Imagine a global dashboard where suspicious financial flows are visualized like weather patterns—constantly updating, publicly accessible, impossible to ignore. That’s not science fiction; it’s the logical evolution of AML communication.
But as they say, with great power, comes great responsibility. Algorithmic communication must remain ethical, avoiding false accusations or data misuse. The challenge will be to combine speed with accuracy, exposure with fairness.
Conclusion: the edge is the message
The fight against money laundering is no longer confined to compliance departments or courtrooms. It’s fought in headlines, hashtags, and data streams. Media and communication have become both sword and shield—tools that expose, deter, and unite.

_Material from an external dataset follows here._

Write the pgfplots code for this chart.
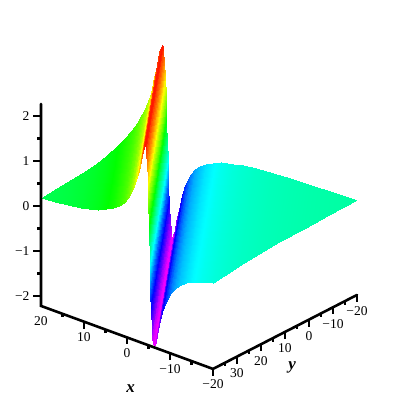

To win this war, the AML community must embrace the edge: transparency that makes criminals uncomfortable, communication that pushes legal limits, and social media strategies that weaponize truth.
Silence protects the corrupt. Noise—strategic, relentless, global noise—protects the system.
The next generation of AML success stories won’t be written in policy reports. They’ll be broadcast, shared, and amplified across every digital channel that refuses to let crime hide in plain sight.